Challenge>
Return every line below as is, leaving out the pictures.
------------------------------------------------------------
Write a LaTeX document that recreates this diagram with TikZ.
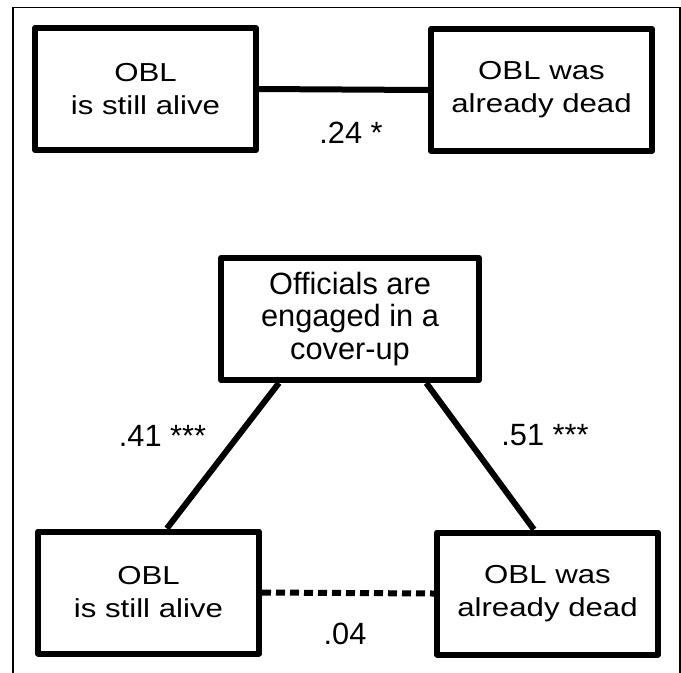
\documentclass[tikz,border=0pt]{standalone}
\usepackage{fontspec}
\setmainfont{Liberation Sans}
\newfontfamily\widesans[FakeStretch=1.2]{Liberation Sans}
\usetikzlibrary{positioning}

\begin{document}
\begin{tikzpicture}[
  obox/.style={draw, line width=0.12cm, line join=round, minimum width=4.42cm, minimum height=2.44cm, align=center, inner sep=2pt, font=\widesans\fontsize{14.8}{18.8}\selectfont},
  link/.style={line width=0.12cm},
  coef/.style={font=\fontsize{17.5}{20}\selectfont, inner sep=1pt}
]
  \useasboundingbox (0,0) rectangle (13.62,-13.44);

  % Frame
  \draw[line width=0.03cm] (0.264,-13.6) -- (0.264,-0.15) -- (13.6,-0.15) -- (13.6,-13.6);

  % Top pair
  \node[obox] (alive1) at (2.91,-1.78) {OBL\\is still alive};
  \node[obox] (dead1) at (10.83,-1.80) {OBL was\\already dead};
  \draw[link] (alive1.east) -- (dead1.west);
  \node[coef] (r1) at (7.02,-2.66) {.24 *};

  % Cover-up triangle
  \node[obox, minimum width=5.16cm, font=\fontsize{17.5}{18.5}\selectfont] (cover) at (7.0,-6.38) {Officials are\\engaged in a\\cover-up};
  \node[obox] (alive2) at (2.97,-11.85) {OBL\\is still alive};
  \node[obox] (dead2) at (10.95,-11.87) {OBL was\\already dead};

  \draw[link] (cover.222) -- (alive2.74);
  \draw[link] (cover.320) -- (dead2.102);
  \draw[link, dash pattern=on 0.18cm off 0.1cm] (alive2.east) -- (dead2.west);

  \node[coef] (r2) at (3.25,-8.72) {.41 ***};
  \node[coef] (r3) at (10.9,-8.70) {.51 ***};
  \node[coef] (r4) at (6.9,-12.68) {.04};
\end{tikzpicture}
\end{document}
------------------------------------------------------------
Solution>
Write a LaTeX document that recreates this diagram with TikZ.
\documentclass[tikz,border=0pt]{standalone}
\usepackage{fontspec}
\setmainfont{Liberation Sans}
\newfontfamily\widesans[FakeStretch=1.2]{Liberation Sans}
\usetikzlibrary{positioning}

\begin{document}
\begin{tikzpicture}[
  obox/.style={draw, line width=0.12cm, line join=round, minimum width=4.42cm, minimum height=2.44cm, align=center, inner sep=2pt, font=\widesans\fontsize{14.8}{18.8}\selectfont},
  link/.style={line width=0.12cm},
  coef/.style={font=\fontsize{17.5}{20}\selectfont, inner sep=1pt}
]
  \useasboundingbox (0,0) rectangle (13.62,-13.44);

  % Frame
  \draw[line width=0.03cm] (0.264,-13.6) -- (0.264,-0.15) -- (13.6,-0.15) -- (13.6,-13.6);

  % Top pair
  \node[obox] (alive1) at (2.91,-1.78) {OBL\\is still alive};
  \node[obox] (dead1) at (10.83,-1.80) {OBL was\\already dead};
  \draw[link] (alive1.east) -- (dead1.west);
  \node[coef] (r1) at (7.02,-2.66) {.24 *};

  % Cover-up triangle
  \node[obox, minimum width=5.16cm, font=\fontsize{17.5}{18.5}\selectfont] (cover) at (7.0,-6.38) {Officials are\\engaged in a\\cover-up};
  \node[obox] (alive2) at (2.97,-11.85) {OBL\\is still alive};
  \node[obox] (dead2) at (10.95,-11.87) {OBL was\\already dead};

  \draw[link] (cover.222) -- (alive2.74);
  \draw[link] (cover.320) -- (dead2.102);
  \draw[link, dash pattern=on 0.18cm off 0.1cm] (alive2.east) -- (dead2.west);

  \node[coef] (r2) at (3.25,-8.72) {.41 ***};
  \node[coef] (r3) at (10.9,-8.70) {.51 ***};
  \node[coef] (r4) at (6.9,-12.68) {.04};
\end{tikzpicture}
\end{document}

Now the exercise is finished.